Okay, so I’m not really sure where to start with this book. I absolutely *love* Pride and Prejudice, it’s probably one of my favourite books, I could re-read it until the cows come home.
But no-one can write Darcy like Austen, and it seems like anyone who tries just ends up falling about a mile short. This book was set after the end of Pride and Prejudice; Darcy and Elizabeth are newly married and are in wedded bliss. But then something happens to throw their relationship off course and it’s supposed to look like it could be the end for this poor couple.
But Darcy and Elizabeth are probably the most in love couple in all of literature, so I highly doubt that a ‘temptation’ like in this book would hurt them this badly. And let’s be honest, without giving away any spoilers, the story doesn’t really contain any ‘temptations’, it’s more confusion than anything.
In Pride and Prejudice, Austen has a way of showing their love in a subtle yet dramatic way. She doesn’t ram it down your throat, but you know that their love is the most powerful kind. But Jeffers has decided that Darcy and Elizabeth should be telling each other how much they are in love every other paragraph, and rather than being sweet, it’s just annoying and unnecessary. After 100+ pages of constant declarations of love, I just wanted to scream at the author to get a grip!!

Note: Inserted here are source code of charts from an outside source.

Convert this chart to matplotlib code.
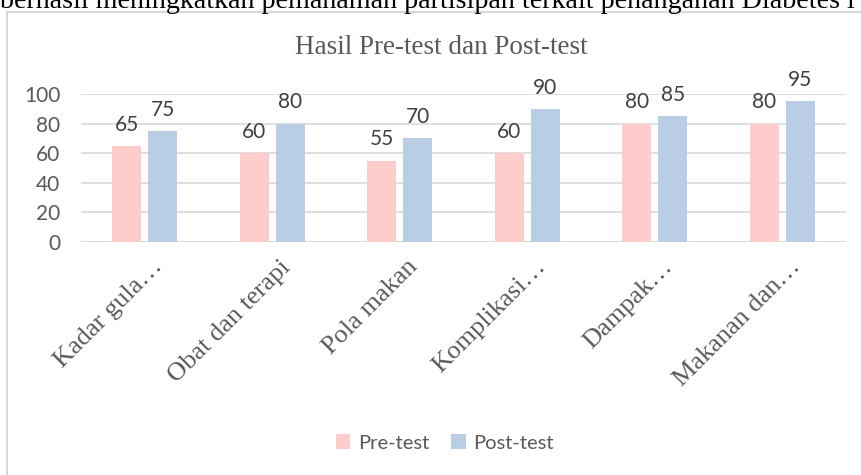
import matplotlib.pyplot as plt
import numpy as np
from matplotlib.lines import Line2D
from matplotlib.transforms import ScaledTranslation

categories = ['Kadar gula…', 'Obat dan terapi', 'Pola makan',
              'Komplikasi…', 'Dampak…', 'Makanan dan…']
pre_test = [65, 60, 55, 60, 80, 80]
post_test = [75, 80, 70, 90, 85, 95]
y_ticks = [0, 20, 40, 60, 80, 100]

pink = '#FFCCCC'
blue = '#B9CDE5'
grey_text = '#595959'
grid_grey = '#D9D9D9'

fig = plt.figure(figsize=(8.61, 4.75), dpi=100)
ax = fig.add_axes([81 / 861, 233 / 475, 765 / 861, 148 / 475])

x = np.arange(len(categories))
w = 0.227
off = 0.141
bars_pre = ax.bar(x - off, pre_test, w, color=pink, label='Pre-test', zorder=2)
bars_post = ax.bar(x + off, post_test, w, color=blue, label='Post-test', zorder=2)

for bars in (bars_pre, bars_post):
    ax.bar_label(bars, padding=8, fontsize=15, color='#404040', family='Lato')

ax.set_xlim(-0.5, len(categories) - 0.5)
ax.set_ylim(0, 100)
ax.set_yticks(y_ticks)
ax.yaxis.grid(True, color=grid_grey, lw=1.2, zorder=0)
ax.set_axisbelow(True)
for s in ax.spines.values():
    s.set_visible(False)
ax.axhline(0, color=grid_grey, lw=1.2, zorder=1)
ax.tick_params(length=0)
ax.tick_params(axis='y', labelsize=15, labelcolor=grey_text, pad=15)
for lab in ax.get_yticklabels():
    lab.set_family('Lato')
ax.set_xticks(x)
ax.set_xticklabels(categories, rotation=45, ha='right', va='top', rotation_mode='anchor',
                   family='Liberation Serif', fontsize=19, color=grey_text)
ax.tick_params(axis='x', pad=10)
shift = ScaledTranslation(5 / 72, 0, fig.dpi_scale_trans)
for lab in ax.get_xticklabels():
    lab.set_transform(lab.get_transform() + shift)

fig.text(441 / 861, 1 - 47 / 475, 'Hasil Pre-test dan Post-test', ha='center', va='center',
         family='Liberation Serif', fontsize=19.5, color=grey_text)

fig.legend(handles=[bars_pre, bars_post], loc='center', bbox_to_anchor=(445 / 861, 1 - 443 / 475),
           ncol=2, frameon=False, prop={'family': 'Lato', 'size': 14.5},
           labelcolor=grey_text, handlelength=0.7, handleheight=0.7, columnspacing=1.1,
           handletextpad=0.4)

# chart frame (cut off on right and bottom)
fig.add_artist(Line2D([7 / 861, 7 / 861], [0, 1 - 12 / 475], color=grid_grey, lw=1.5))
fig.add_artist(Line2D([7 / 861, 1], [1 - 12 / 475, 1 - 12 / 475], color=grid_grey, lw=1.5))

# cut-off line of surrounding document text
fig.text(0 / 861, 1 - 7.5 / 475,
         'berhasil meningkatkan pemahaman partisipan terkait penanganan Diabetes l',
         ha='left', va='baseline', family='Liberation Serif', fontsize=20.2, color='black')

fig.savefig('out.png', dpi=100)
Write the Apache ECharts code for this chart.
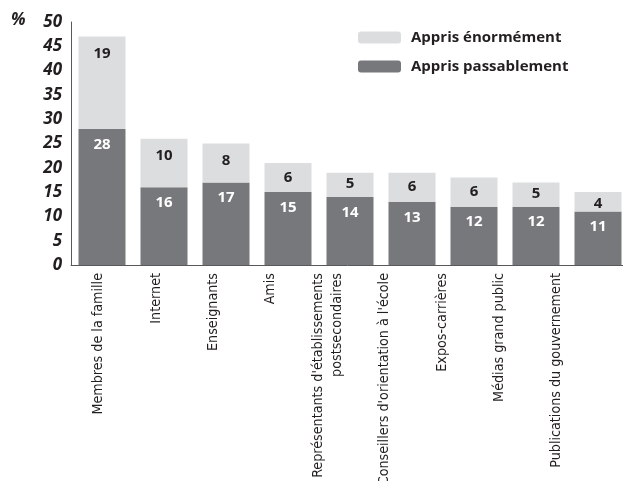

One thing I did like about the book was the way that Georgiana and Kitty were included more and we got to explore their relationships and see them growing up to become lovely young women, but again, even that was a little over the top and a little too ‘perfect’.
And don’t get me started at the attempts to make the book a little bit racy. It seems like since 50 Shades of Grey, there’s not a single women’s fiction book which is purely romance, it always has to try and work its way down the erotic line too. Frankly, I don’t want to read those kind of scenes from Elizabeth and Darcy, it would have been enough to have the romance without all that. I certainly can’t imagine Austen would have ever written anything like that if she’d written a sequel to P&P.
So overall, I was let down by the book in general, although I shouldn’t have gone in with so high hopes – after all, nothing is going to live up to Austen. The length of the book was an issue for me too. At over 500 pages, it just seemed to drag on, and towards the end it seemed like the author was just thinking of bits to add on so she could get more in. I think the book could have been shortened down to about 300 pages without really losing anything important.
I think I’ll stay away from any other Austen-esque novels for a little while, and hopefully the next one I read won’t be as disappointing as this!